■ Exercise material ■
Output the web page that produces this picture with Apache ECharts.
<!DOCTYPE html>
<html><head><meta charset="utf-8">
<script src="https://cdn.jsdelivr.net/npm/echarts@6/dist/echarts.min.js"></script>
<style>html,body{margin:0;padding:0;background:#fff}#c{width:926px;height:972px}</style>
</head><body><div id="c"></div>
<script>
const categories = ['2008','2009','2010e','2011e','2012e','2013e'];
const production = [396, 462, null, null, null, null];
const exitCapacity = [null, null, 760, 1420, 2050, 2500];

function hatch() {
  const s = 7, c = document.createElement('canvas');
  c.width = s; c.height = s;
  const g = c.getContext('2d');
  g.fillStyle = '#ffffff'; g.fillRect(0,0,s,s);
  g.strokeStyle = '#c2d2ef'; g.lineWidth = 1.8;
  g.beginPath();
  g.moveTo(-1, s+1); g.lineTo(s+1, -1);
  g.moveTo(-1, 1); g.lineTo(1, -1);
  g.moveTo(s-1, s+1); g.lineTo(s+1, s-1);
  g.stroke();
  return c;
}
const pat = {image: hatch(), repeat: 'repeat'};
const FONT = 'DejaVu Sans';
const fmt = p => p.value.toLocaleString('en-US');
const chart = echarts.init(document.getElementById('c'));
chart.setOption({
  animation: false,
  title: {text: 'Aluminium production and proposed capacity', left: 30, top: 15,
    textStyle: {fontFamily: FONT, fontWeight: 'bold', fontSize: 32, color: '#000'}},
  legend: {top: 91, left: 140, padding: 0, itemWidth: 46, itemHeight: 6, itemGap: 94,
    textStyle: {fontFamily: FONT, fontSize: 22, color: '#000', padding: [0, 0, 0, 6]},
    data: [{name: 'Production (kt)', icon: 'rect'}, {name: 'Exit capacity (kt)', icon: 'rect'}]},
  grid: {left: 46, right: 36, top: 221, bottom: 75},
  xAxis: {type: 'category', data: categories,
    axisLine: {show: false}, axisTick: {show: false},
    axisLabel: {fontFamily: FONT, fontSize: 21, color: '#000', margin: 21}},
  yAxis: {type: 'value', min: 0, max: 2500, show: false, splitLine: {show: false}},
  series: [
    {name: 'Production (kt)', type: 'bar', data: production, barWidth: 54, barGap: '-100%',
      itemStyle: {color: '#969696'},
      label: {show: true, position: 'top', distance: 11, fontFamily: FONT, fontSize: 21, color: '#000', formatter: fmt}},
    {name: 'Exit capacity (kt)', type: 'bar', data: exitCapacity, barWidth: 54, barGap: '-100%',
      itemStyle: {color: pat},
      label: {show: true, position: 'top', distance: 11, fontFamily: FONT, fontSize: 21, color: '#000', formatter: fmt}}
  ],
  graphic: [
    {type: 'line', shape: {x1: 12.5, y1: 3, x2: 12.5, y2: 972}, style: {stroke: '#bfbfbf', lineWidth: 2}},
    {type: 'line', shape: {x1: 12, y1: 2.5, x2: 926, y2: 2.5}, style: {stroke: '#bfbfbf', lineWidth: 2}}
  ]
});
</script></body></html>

==

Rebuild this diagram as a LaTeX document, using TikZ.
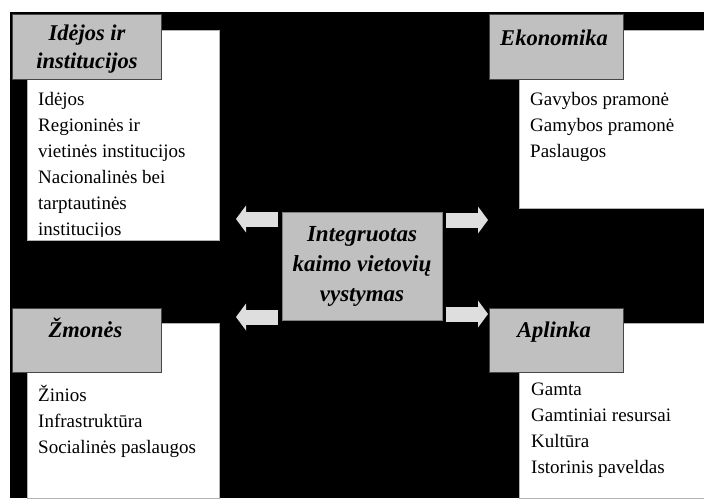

■ Exercise ■
Exactly repeat the lines from the line with "Output the web" to the line with "const exitCapacity = [null, null, 760, 1420, 2050, 2500];", including both, and output nothing else.

■ Result of the exercise ■
Output the web page that produces this picture with Apache ECharts.
<!DOCTYPE html>
<html><head><meta charset="utf-8">
<script src="https://cdn.jsdelivr.net/npm/echarts@6/dist/echarts.min.js"></script>
<style>html,body{margin:0;padding:0;background:#fff}#c{width:926px;height:972px}</style>
</head><body><div id="c"></div>
<script>
const categories = ['2008','2009','2010e','2011e','2012e','2013e'];
const production = [396, 462, null, null, null, null];
const exitCapacity = [null, null, 760, 1420, 2050, 2500];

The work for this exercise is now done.